#### GIVEN REQUEST:
Copy, exactly as written, the lines that begin at the one containing "Convert this chart to Plotly code." and end at the one containing "95, 97, 100]". Skip any pictures in the data below.

#### EXTRACTED ENTRIES:
▼

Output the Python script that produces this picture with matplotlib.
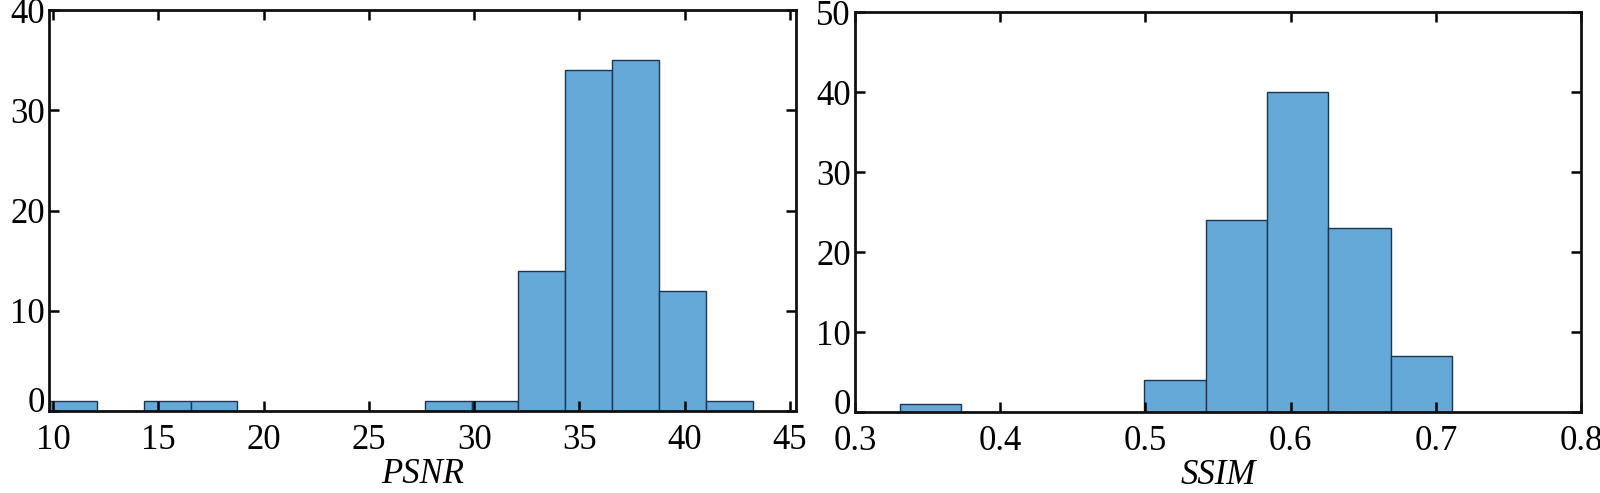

▲
▼

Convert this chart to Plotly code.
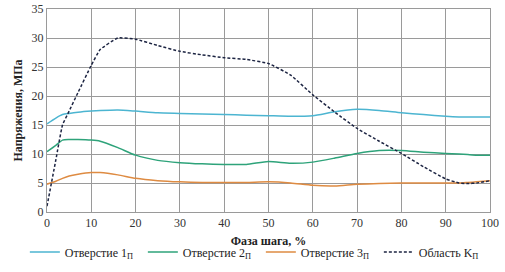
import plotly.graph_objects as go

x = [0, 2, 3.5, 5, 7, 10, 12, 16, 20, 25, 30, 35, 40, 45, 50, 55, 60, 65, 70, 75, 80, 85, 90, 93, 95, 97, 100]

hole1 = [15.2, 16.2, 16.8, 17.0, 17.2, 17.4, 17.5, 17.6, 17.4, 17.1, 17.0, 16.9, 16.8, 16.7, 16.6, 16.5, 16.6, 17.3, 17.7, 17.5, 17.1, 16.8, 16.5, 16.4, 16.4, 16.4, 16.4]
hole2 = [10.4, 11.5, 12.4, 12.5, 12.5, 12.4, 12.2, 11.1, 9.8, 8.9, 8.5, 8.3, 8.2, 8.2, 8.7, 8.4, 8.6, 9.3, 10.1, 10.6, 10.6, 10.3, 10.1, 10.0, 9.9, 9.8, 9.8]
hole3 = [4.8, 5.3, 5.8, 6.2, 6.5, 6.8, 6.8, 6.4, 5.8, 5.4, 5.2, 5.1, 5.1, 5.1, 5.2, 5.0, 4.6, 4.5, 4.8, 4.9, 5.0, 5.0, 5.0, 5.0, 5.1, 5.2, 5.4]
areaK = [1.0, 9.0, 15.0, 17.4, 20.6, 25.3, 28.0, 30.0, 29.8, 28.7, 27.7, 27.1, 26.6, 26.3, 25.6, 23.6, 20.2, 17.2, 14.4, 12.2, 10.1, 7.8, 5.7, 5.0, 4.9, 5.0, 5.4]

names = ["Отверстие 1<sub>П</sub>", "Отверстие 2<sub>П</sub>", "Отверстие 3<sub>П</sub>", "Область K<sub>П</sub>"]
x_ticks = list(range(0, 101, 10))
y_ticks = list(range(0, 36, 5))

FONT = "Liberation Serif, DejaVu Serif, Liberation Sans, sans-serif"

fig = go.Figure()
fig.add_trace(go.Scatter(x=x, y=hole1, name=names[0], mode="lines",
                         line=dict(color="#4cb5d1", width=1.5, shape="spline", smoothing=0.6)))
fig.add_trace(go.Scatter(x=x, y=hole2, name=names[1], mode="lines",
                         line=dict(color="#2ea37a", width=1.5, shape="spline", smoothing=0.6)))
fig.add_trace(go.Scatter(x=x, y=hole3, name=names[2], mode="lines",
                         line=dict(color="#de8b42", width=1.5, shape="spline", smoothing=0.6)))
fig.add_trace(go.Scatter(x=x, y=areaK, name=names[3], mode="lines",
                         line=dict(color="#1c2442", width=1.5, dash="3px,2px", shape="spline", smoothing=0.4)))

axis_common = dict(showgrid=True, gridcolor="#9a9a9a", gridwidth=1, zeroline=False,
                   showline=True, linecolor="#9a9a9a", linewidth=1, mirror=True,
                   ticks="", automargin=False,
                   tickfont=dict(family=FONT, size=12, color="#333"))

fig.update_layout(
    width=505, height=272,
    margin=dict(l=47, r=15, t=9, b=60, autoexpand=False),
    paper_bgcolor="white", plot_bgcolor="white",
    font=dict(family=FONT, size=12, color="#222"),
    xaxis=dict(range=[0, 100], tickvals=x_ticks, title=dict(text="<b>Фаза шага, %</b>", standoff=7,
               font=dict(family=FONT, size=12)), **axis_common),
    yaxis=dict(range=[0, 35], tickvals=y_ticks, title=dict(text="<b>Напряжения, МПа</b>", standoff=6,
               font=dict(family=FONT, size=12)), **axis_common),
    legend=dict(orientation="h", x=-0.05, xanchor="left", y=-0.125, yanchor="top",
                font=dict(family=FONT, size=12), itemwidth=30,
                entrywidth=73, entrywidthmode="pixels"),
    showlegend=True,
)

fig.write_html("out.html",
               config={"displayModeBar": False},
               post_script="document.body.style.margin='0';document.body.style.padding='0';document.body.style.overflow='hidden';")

▲

#### EXPECTED ANSWER:
Convert this chart to Plotly code.
import plotly.graph_objects as go

x = [0, 2, 3.5, 5, 7, 10, 12, 16, 20, 25, 30, 35, 40, 45, 50, 55, 60, 65, 70, 75, 80, 85, 90, 93, 95, 97, 100]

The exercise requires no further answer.